Textual diff of two columns in workflows

Dear workflow experts,

is it possible to compute a textual diff of two string columns in workflows? Preferably without python or other scripting solutions

My use case is that I need to diff content of JIRA fields, i.e. a simplified markdown structure. It would be fine if the output would be in a format similar to what GNU diff or other shell difftools provide.

best regards,
Adrian

example:
text 1

"* A user can view / manage / organize test runs/results
* A user can specify a location where tests are stored
* A user can easily find the testing environment
* A user can specify which apps can be tested
* Documentation about the new module is available
* A can start a test run

Both automated and manual tests were conducted for the changes of this epic.




"

text 2

"* A user can view / manage / organize test runs/results
* A user can specify a location where tests are stored
* A user can easily find the testing environment
* A user can specify which apps can be tested
* Documentation about the new module is available
* A user can start a test run

Both automated and manual tests were conducted for the changes of this epic.




"

example output (using GNU diff)

6c6
< * A can start a test run
---
> * A user can start a test run

Hey Adrian,

it´s not a solution for your problem with the diffs. But maybe these two Spark functions could help you to find a first indication how similar strings are without any additonal scripting solution:

https://spark.apache.org/docs/2.3.0/api/sql/#levenshtein

and

https://spark.apache.org/docs/2.3.0/api/sql/#soundex

Hi @jakob.schreff

thanks for the pointers. Sorrowly, they don’t help with my challenge. The data already is prefiltered to show only rows with different values, and I need to determine the exact difference.

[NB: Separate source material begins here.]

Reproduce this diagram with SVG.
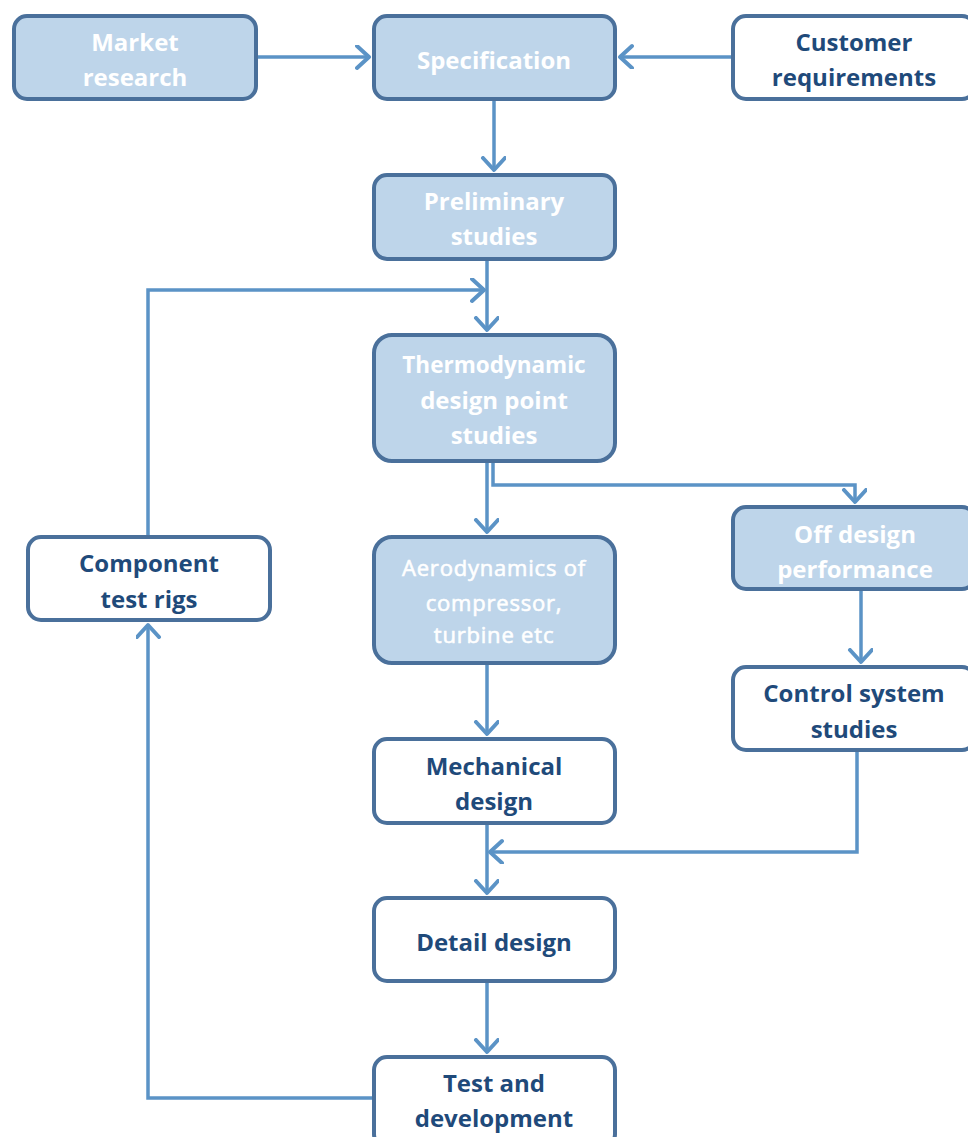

With help from @christoph.schober I was able to create a solution with python. The following is the script used in the python processor

import pandas as pd
import difflib as dl

def my_diff(row):    
    expected=row.old_value.splitlines(False)
    actual=row.new_value.splitlines(False)

    diff=dl.unified_diff(expected, actual, lineterm='')

    return '\n'.join(diff)

# od_input keys represent name of the input dataset set in OD processor
dataset = od_input['input'].get_as_pandas()

dataset["delta"] = dataset.apply(my_diff, axis=1)

# publish your output - key will be used for assigning the dataset to a specific output of OD processor in the future
# currently, key can be any non-empty string
od_output.add_data("output", dataset)

This is the generated output for the example in the initial post:

---
+++
@@ -3,7 +3,7 @@
* A user can easily find the testing environment
* A user can specify which apps can be tested
* Documentation about the new module is available
-* A can start a test run
+* A user can start a test run

Both automated and manual tests were conducted for the changes of this epic.